§ Dataset extract
-=-=-=-=-
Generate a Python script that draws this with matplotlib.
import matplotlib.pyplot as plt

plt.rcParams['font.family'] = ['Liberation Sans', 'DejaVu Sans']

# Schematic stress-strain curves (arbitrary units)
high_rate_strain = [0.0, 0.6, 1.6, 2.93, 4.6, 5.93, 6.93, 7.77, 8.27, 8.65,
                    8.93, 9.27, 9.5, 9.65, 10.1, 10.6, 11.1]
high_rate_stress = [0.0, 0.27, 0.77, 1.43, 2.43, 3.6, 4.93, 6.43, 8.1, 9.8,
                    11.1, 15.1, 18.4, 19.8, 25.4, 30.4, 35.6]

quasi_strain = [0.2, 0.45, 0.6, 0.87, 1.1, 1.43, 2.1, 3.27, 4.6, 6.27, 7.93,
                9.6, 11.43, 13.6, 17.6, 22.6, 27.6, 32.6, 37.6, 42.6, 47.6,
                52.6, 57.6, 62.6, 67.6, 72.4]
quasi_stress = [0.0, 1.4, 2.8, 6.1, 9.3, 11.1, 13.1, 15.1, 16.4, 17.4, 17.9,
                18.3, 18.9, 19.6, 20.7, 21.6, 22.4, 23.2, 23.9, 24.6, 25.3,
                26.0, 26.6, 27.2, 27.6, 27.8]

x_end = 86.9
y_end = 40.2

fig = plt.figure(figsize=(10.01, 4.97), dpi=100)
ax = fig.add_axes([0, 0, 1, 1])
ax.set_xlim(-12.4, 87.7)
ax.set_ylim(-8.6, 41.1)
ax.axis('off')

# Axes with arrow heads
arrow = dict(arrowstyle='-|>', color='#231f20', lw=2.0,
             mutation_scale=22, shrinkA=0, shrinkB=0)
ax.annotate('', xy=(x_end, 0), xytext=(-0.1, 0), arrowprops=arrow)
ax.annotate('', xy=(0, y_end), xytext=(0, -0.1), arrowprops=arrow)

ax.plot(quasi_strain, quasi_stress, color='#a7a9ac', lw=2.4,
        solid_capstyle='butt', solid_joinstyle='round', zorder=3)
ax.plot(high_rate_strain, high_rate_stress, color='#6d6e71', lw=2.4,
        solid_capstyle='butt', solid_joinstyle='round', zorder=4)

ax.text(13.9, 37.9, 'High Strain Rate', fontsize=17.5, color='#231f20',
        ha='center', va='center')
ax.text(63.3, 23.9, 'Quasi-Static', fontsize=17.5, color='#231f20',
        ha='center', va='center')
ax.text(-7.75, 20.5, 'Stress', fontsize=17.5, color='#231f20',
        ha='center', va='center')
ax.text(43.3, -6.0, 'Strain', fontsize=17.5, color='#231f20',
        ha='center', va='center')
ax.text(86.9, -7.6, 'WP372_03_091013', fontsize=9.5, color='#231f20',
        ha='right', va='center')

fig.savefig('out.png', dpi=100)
-=-=-=-=-
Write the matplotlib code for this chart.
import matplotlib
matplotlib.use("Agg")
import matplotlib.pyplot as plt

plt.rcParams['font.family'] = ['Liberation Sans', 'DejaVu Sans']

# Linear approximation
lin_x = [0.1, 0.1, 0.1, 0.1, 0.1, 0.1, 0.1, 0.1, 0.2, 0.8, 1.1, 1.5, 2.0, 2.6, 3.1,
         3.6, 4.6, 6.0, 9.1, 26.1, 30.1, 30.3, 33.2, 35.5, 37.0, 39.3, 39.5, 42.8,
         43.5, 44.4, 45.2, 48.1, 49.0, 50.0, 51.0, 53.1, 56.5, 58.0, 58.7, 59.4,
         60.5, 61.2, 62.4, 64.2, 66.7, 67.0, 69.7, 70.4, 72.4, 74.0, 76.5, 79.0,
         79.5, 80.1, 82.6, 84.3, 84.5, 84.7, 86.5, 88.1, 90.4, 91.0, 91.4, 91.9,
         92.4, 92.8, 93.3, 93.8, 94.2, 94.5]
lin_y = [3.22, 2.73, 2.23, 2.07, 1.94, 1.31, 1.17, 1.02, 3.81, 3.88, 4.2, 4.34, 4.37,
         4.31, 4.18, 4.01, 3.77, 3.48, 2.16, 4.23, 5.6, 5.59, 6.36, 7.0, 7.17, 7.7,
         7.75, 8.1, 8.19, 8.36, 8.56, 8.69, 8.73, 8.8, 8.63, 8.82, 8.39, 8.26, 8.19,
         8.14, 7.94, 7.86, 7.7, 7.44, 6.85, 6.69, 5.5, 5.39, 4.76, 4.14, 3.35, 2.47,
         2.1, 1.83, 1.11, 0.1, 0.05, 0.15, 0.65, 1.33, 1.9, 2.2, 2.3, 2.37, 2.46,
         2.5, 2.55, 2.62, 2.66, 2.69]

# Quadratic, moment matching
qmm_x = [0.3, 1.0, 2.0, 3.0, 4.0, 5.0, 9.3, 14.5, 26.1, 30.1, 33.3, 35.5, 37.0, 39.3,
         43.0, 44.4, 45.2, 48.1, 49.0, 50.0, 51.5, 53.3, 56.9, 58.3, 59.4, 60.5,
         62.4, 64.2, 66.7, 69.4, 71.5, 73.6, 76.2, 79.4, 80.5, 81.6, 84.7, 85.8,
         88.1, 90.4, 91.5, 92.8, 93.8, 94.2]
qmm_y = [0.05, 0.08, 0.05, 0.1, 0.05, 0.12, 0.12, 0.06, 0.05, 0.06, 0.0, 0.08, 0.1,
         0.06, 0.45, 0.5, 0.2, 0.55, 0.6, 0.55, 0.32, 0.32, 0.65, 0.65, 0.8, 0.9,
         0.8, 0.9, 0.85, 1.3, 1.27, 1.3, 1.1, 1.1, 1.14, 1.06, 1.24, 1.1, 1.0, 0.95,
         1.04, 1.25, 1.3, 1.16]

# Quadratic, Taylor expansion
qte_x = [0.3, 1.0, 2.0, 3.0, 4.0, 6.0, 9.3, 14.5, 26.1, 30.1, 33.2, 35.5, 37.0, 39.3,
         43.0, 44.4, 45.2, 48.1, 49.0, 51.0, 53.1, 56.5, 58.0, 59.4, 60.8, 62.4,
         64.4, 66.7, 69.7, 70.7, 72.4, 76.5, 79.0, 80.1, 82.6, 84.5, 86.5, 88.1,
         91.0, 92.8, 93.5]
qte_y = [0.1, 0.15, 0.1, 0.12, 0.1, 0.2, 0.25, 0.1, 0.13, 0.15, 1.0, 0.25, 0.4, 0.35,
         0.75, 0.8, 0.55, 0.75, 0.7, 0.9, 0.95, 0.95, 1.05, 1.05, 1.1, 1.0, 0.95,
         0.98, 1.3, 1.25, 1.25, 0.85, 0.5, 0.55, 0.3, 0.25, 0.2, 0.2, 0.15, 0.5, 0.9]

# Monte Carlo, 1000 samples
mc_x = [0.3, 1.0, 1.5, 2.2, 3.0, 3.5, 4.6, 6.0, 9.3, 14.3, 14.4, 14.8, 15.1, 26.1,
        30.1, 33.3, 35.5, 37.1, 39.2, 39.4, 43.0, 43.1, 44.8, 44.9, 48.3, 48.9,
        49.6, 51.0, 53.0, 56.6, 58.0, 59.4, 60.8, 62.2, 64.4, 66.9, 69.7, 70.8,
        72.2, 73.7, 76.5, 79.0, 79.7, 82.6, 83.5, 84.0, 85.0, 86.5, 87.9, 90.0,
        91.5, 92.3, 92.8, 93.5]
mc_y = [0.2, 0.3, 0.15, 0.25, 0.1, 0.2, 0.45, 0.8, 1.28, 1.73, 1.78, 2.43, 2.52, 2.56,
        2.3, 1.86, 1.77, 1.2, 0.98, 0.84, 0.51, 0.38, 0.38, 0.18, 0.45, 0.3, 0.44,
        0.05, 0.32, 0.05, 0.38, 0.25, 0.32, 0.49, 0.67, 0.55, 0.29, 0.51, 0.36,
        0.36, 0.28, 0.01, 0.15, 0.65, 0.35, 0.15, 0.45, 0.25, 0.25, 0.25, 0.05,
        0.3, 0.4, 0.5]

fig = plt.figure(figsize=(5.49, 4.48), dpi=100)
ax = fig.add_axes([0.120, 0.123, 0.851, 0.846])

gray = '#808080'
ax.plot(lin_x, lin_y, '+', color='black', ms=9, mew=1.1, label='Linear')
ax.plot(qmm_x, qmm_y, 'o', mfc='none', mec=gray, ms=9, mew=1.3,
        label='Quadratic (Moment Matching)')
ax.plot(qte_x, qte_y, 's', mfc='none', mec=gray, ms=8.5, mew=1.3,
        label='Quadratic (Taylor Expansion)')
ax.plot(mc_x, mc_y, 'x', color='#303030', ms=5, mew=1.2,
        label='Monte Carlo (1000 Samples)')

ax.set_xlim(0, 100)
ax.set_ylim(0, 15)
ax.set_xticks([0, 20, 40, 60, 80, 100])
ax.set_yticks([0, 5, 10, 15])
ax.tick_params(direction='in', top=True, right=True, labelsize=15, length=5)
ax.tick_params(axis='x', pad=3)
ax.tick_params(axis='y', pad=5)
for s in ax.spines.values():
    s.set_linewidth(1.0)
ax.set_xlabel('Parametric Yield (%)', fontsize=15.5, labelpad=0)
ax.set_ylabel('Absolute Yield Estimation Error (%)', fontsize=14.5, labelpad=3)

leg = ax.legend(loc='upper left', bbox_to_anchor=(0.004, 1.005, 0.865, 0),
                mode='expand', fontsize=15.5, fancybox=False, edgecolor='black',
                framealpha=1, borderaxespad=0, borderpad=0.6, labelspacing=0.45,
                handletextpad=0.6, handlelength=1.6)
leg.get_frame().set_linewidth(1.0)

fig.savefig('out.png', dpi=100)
-=-=-=-=-
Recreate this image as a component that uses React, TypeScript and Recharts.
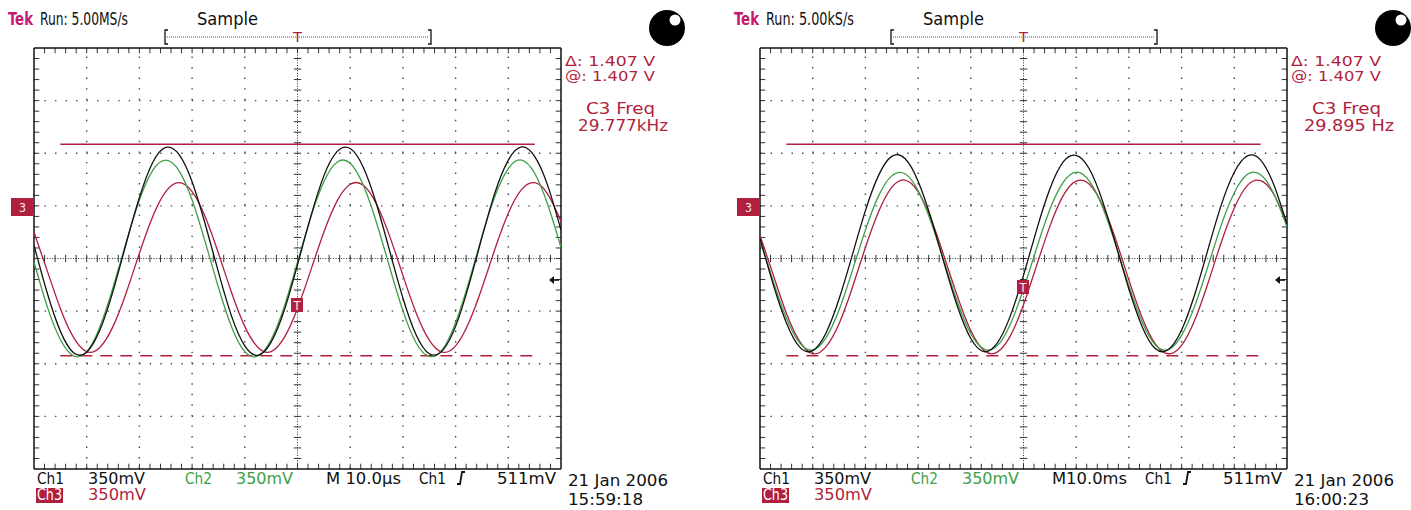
-=-=-=-=-
Repeat the entries above verbatim, but only from the line that has "Generate a Python" down to the line that has "11.1, 15.1, 18.4, 19.8, 25.4, 30.4, 35.6]", inclusive.

§ Finished exercise
Generate a Python script that draws this with matplotlib.
import matplotlib.pyplot as plt

plt.rcParams['font.family'] = ['Liberation Sans', 'DejaVu Sans']

# Schematic stress-strain curves (arbitrary units)
high_rate_strain = [0.0, 0.6, 1.6, 2.93, 4.6, 5.93, 6.93, 7.77, 8.27, 8.65,
                    8.93, 9.27, 9.5, 9.65, 10.1, 10.6, 11.1]
high_rate_stress = [0.0, 0.27, 0.77, 1.43, 2.43, 3.6, 4.93, 6.43, 8.1, 9.8,
                    11.1, 15.1, 18.4, 19.8, 25.4, 30.4, 35.6]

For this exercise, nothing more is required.